Monday, April 18, 2016

Album review: Little Windows by Teddy Thompson & Kelly Jones

British-American singer-songwriter Teddy Thompson has a pedigreed family and career, collaborating with Rufus and Martha Wainwright, among others. Based in New York City, his musical influences cross folk, rock and Elvis Presley. Kelly Jones is a singer-songwriter living in Los Angeles whose background is more in the country vein. The pair first sang together in LA club Largo in 2011 and, clearly, something gelled.

Now, together, they have created a jewel of an album – or, rather, ten jewels of songs that make up Little Windows. These songs are not appropriate for anyone intent on having a bad day, because they can’t help but make the listener feel extremely happy, with their Andrews Sisters-meets-country-and-folk structures and sounds.

Some songs, like ‘Don’t Remind Me’ and ‘As You Were’, sound as though they’re being broadcast across the decades from the years after World War II, but with less of a saccharine spin to the lyrics and a delightful play of male and female voices rather than all female or all male. Thompson’s and Jones’s singing styles aren’t as stylised as the singers from that era, and that’s what gives these songs their modern bent. This is the twentieth century’s version of classical music remade for a twenty-first century audience.

Several of the songs sound as though they belong on a front porch at sunset, a guitar in someone’s hand and the performers indulging in the sheer joy of singing with each other. In this way they honour the traditions of country music while again reinterpreting them for an audience that may have no knowledge of the genre. This is what happens when two seriously talented and experienced musicians know how to work with their material and each other.

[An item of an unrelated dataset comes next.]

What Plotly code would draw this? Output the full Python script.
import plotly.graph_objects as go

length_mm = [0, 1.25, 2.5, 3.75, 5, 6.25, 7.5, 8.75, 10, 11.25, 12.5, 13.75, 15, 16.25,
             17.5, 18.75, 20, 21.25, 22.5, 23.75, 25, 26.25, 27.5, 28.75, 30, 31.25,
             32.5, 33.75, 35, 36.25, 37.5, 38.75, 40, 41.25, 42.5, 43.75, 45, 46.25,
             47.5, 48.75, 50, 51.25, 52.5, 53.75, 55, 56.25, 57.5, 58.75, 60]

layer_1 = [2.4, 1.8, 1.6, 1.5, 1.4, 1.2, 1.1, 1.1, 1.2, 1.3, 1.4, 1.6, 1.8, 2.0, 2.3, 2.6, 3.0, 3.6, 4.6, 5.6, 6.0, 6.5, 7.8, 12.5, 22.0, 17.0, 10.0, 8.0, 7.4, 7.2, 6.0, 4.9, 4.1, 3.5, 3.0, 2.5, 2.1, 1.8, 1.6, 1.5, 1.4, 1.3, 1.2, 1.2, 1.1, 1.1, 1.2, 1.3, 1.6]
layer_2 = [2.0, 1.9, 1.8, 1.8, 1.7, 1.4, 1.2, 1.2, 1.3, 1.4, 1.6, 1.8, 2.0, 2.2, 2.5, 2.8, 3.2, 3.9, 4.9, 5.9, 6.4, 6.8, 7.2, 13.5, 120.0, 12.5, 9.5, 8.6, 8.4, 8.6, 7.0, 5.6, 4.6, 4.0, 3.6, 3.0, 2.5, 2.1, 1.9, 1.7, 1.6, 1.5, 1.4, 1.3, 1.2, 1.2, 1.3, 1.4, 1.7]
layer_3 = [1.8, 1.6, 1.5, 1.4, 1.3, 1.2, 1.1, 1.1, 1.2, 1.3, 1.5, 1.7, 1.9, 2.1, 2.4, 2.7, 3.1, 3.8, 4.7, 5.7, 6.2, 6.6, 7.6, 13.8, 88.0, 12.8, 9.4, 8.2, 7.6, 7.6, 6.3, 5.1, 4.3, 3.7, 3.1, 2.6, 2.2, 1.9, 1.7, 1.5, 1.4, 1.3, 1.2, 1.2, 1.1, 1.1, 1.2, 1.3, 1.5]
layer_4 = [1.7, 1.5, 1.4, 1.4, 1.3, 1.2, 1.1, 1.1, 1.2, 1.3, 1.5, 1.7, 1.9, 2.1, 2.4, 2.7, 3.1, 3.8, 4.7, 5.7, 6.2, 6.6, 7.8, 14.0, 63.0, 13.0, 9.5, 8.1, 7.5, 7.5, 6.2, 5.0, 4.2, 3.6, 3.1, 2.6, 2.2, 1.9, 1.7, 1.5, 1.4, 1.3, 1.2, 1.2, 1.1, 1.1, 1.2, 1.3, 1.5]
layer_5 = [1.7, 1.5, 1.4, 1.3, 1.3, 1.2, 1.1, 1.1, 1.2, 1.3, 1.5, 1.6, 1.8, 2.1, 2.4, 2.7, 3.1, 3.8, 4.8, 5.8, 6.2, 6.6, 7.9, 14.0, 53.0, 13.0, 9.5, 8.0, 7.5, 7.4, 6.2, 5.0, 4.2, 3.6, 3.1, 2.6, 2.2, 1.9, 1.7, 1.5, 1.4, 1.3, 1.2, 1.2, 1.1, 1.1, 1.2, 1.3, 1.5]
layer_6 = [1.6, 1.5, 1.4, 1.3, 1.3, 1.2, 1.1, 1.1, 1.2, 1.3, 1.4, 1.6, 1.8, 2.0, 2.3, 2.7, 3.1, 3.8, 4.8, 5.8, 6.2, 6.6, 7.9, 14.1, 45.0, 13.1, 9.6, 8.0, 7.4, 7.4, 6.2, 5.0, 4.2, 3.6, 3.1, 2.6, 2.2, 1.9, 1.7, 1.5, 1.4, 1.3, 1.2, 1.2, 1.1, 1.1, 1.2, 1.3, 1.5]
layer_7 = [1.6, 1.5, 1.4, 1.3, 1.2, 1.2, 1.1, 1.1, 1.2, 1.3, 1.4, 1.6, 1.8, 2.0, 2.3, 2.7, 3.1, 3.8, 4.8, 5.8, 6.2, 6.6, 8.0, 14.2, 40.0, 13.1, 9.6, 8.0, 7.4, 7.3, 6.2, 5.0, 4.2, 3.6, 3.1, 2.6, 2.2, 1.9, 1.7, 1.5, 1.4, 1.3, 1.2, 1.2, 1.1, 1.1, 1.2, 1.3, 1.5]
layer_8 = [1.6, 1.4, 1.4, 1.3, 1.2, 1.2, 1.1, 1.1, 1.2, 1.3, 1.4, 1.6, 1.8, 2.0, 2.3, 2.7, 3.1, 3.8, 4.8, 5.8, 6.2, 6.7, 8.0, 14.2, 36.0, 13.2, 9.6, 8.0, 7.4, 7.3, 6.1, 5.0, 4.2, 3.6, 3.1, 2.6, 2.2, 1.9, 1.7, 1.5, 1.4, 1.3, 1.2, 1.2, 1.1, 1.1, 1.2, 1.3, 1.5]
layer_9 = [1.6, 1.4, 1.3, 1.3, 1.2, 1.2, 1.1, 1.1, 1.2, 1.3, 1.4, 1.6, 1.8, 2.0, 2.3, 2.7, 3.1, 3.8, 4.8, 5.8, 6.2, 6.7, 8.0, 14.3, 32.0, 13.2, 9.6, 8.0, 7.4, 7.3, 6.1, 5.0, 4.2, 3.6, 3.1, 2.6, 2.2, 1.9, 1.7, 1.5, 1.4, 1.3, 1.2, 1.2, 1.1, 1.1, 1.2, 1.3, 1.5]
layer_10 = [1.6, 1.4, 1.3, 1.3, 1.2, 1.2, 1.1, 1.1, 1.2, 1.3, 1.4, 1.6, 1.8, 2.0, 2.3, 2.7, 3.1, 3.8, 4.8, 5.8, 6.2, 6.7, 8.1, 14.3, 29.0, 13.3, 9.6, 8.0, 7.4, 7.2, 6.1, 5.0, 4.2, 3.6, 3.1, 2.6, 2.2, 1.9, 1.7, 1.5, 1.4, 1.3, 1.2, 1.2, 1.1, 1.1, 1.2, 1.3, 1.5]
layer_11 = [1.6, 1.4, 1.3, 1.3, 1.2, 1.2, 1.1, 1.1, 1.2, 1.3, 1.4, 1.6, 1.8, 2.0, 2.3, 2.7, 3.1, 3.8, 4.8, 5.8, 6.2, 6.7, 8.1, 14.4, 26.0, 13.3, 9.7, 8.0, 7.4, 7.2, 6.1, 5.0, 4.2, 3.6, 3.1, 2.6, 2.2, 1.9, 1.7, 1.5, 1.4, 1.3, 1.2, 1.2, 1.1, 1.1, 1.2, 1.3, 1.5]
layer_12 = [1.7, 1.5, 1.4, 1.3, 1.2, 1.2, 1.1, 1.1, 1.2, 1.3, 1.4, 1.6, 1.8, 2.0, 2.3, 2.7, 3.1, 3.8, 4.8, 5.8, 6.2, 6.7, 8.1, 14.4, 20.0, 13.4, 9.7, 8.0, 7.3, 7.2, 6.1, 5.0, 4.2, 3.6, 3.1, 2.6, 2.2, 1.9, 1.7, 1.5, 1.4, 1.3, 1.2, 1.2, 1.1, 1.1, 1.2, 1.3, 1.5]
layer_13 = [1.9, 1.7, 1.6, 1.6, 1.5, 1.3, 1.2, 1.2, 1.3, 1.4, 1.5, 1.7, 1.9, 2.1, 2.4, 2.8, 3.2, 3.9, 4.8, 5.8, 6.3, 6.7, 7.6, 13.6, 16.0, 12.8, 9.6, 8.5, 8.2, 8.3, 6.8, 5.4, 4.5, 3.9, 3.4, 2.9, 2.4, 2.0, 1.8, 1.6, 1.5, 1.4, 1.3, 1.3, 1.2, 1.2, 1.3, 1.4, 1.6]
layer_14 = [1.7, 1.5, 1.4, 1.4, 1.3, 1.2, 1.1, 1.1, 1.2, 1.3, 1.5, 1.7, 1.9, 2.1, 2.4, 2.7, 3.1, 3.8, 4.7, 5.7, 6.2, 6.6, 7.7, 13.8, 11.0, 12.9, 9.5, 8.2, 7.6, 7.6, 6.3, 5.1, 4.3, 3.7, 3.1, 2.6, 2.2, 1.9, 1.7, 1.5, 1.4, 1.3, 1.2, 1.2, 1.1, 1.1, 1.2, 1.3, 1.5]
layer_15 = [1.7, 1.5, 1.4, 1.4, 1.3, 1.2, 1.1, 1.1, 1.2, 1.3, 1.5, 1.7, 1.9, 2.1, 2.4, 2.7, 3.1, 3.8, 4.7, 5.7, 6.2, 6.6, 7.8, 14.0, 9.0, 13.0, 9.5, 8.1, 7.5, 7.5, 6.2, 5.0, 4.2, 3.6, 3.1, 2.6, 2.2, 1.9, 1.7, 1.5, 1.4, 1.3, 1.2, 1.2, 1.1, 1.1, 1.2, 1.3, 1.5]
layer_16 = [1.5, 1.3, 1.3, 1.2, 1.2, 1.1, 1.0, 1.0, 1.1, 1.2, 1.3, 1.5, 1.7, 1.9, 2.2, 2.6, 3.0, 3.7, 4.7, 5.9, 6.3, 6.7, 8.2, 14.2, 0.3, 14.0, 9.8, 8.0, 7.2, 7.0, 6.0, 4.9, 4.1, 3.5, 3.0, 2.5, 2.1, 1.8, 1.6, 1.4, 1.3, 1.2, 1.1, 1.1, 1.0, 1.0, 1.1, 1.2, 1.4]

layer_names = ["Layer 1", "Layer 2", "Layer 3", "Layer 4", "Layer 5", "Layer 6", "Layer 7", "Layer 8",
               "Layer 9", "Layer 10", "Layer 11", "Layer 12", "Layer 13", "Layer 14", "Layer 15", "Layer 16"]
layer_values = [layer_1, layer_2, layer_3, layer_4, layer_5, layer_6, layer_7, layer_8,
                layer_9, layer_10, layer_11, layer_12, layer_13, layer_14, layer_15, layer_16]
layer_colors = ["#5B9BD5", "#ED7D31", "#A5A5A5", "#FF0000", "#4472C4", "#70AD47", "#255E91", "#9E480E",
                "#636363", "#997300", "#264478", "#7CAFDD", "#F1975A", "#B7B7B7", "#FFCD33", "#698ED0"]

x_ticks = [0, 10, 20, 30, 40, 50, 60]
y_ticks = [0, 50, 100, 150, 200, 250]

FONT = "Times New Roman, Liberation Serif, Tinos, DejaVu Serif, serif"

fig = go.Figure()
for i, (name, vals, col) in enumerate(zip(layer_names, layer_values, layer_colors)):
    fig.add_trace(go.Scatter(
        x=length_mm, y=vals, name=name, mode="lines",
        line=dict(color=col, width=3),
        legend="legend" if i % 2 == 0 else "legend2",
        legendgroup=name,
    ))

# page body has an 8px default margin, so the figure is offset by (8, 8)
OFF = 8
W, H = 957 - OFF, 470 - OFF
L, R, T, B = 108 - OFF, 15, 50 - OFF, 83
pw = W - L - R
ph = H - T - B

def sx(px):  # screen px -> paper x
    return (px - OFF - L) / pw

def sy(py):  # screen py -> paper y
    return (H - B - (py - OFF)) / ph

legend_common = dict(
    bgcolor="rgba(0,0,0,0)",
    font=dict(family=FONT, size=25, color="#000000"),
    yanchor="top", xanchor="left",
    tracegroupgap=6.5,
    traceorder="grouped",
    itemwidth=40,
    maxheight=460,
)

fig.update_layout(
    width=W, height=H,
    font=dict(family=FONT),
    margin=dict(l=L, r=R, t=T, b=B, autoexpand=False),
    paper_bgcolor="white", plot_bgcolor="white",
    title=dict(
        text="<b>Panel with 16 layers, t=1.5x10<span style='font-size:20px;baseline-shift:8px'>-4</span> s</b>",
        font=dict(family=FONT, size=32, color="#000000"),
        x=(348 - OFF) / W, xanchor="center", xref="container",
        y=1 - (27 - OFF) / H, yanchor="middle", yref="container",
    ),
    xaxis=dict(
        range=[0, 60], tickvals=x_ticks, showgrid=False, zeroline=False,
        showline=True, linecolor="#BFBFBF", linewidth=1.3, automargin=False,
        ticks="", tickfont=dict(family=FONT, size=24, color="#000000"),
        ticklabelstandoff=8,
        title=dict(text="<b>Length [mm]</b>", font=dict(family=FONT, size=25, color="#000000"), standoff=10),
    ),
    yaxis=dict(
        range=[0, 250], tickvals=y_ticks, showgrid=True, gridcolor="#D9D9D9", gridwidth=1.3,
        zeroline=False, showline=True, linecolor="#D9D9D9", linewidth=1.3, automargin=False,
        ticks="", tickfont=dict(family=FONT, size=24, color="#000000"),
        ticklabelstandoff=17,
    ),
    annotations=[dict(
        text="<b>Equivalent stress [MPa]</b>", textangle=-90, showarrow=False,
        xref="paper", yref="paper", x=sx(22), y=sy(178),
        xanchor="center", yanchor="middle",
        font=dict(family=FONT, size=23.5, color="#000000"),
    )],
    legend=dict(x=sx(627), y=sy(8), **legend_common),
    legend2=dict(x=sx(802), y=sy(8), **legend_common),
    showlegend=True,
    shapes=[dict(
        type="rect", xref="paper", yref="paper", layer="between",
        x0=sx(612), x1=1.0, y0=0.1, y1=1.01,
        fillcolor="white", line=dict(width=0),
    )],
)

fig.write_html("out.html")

If you are someone whose day revolves around music – if you wake up and go to sleep with songs on your mind, and find yourself distracted by songs throughout the day – this album cannot help become a favourite. It is enchanting and generous, as if Thomspon and Jones are giving the listener a gift that could be snatched away if we don’t appreciate it properly. Happily, it’s a gift that will stick around, for as many repeated listenings as you like, for many years to come.

Little Windows is  available through Cooking Vinyl Australia.